Housing 22 classrooms and common areas, this mineral monolith by TAUTEM Architecture and bmc2 architectes features strict geometry and spectacular volumes. Its light-colored concrete façades are sculpted, and the openwork of this thickness forms a colonnade on the port side and a grand staircase on the city side, creating the interplay of light and shadow in its embrasures. In contrast to the building’s envelope, the interiors are warm and comfortable thanks to the use of color and wood.
The Antoine de Ruffi School group occupies a strategic spot between the entrance to the new Méditerranée district in Marseille, France and its inhabited park coordinated by the urbanist Yves Lion. Its situation offers, on one hand, a view over the developing suburban fabric, with scattered warehouses, silos, soap factories, large-scale housing estates from the 1970s, and in the distance, the Massif de l’Etoile. In the reverse view, towards the west, one sees the port and its huge ships, the towers by Zaha Hadid and Jean Nouvel, as well as the continuous sweep of the highway viaduct.
At first glance, this monolith combines massiveness and minerality. The monumentality is the condition guaranteeing its existence in this dense district where high rise apartment buildings (up to 17 stories) are slated for construction. The architects have voluntarily limited the number of architectural and technical components to guarantee simplicity and longevity and to ensure easy maintenance. Built with low carbon, light-colored concrete, between the pearl white blanc and beige of the coquina sand, the building was poured in place and without joints. The painstaking work of the skin has produced alternating parts of coquina and smooth, mat and shiny surfaces and an interplay of light and shadow in the embrasures.
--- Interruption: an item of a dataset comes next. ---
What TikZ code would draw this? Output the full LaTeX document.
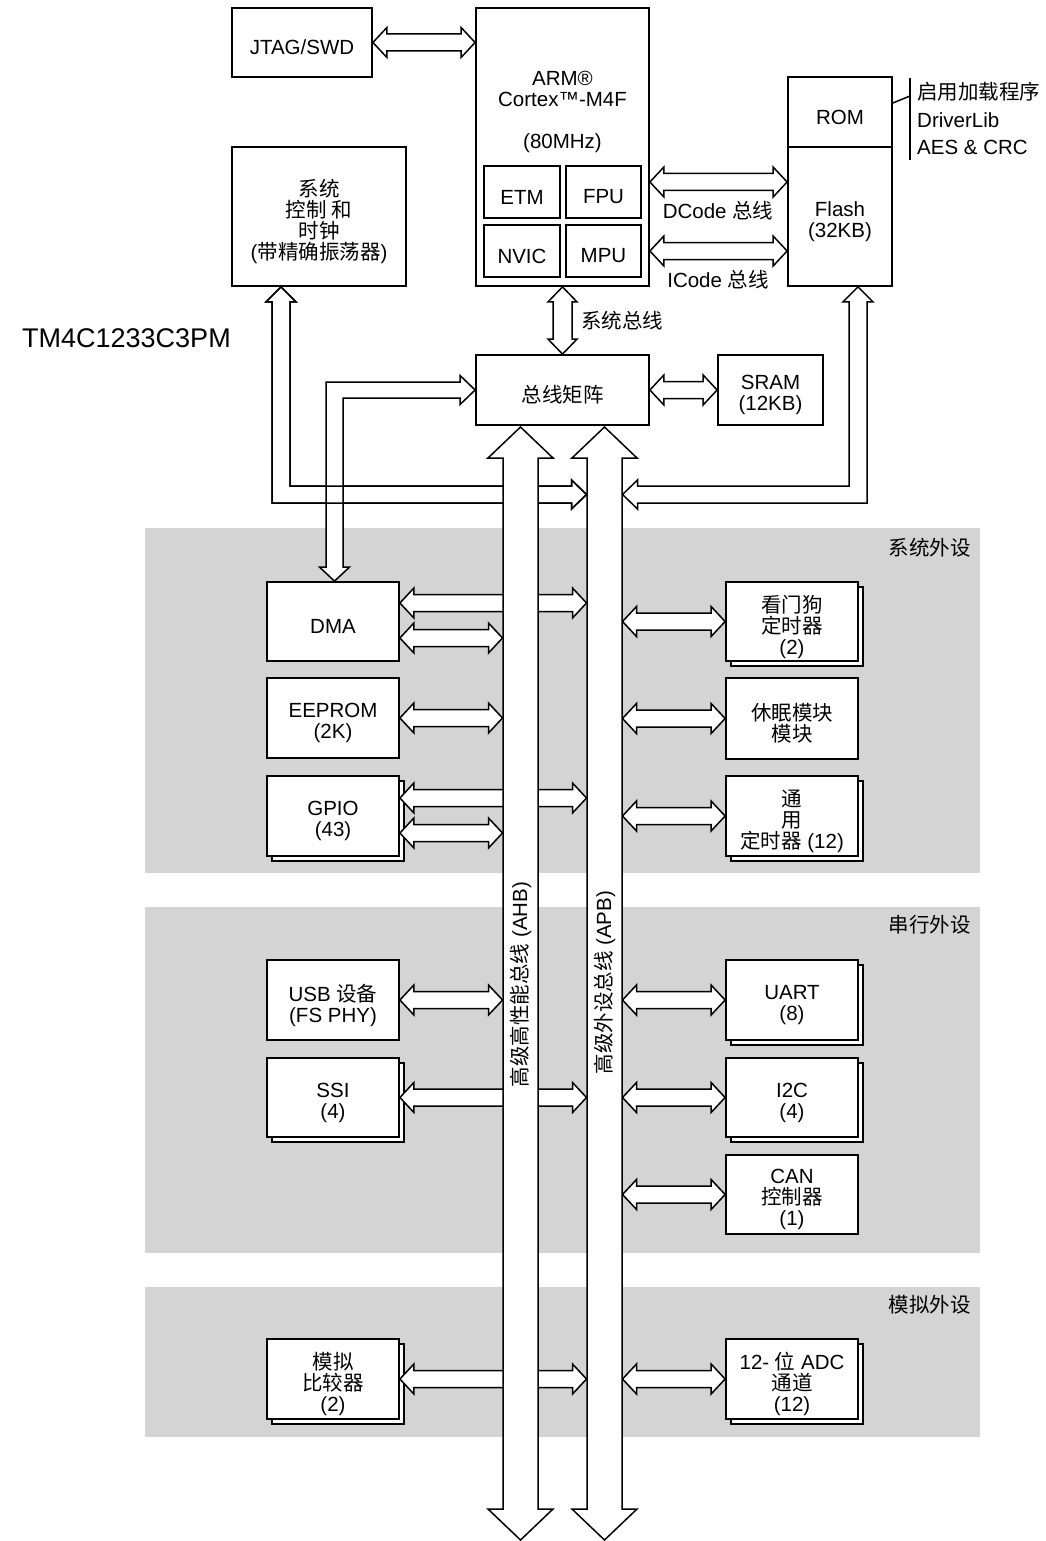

The façades play a protective role. With a thickness of 100 cm, they are the result of a double wall, a process of simultaneous pouring of two veils of concrete between which a rigid form of insulation is inserted. They combine thermal performance and massiveness to the two mineral façades. In their thickness, the deep embrasures placed here provide the interior with useful voids for installing storage, work stations and fluid circulations.
The challenge of designing a school for children ages 3 to 11 is to ensure that they love to go to school and that they find the learning environment both as welcoming and protective as one expects of such an institution. The ergonomics, the comfort and the attention of taking into account the height of children guided the overall design work all the way down to the slightest details.
To create surprise and contrast with the minerality of the envelope and always in this Mediterranean style, the interior feels joyful and colorful. The softness of curves and the use of wood enabled this children’s universe, warm and enveloping. This wood, bio-sourced larch from the Alpes, was used with restraint, for the major walls covered in wood paneling and glazed between the class rooms and circulations and for built in furnishings.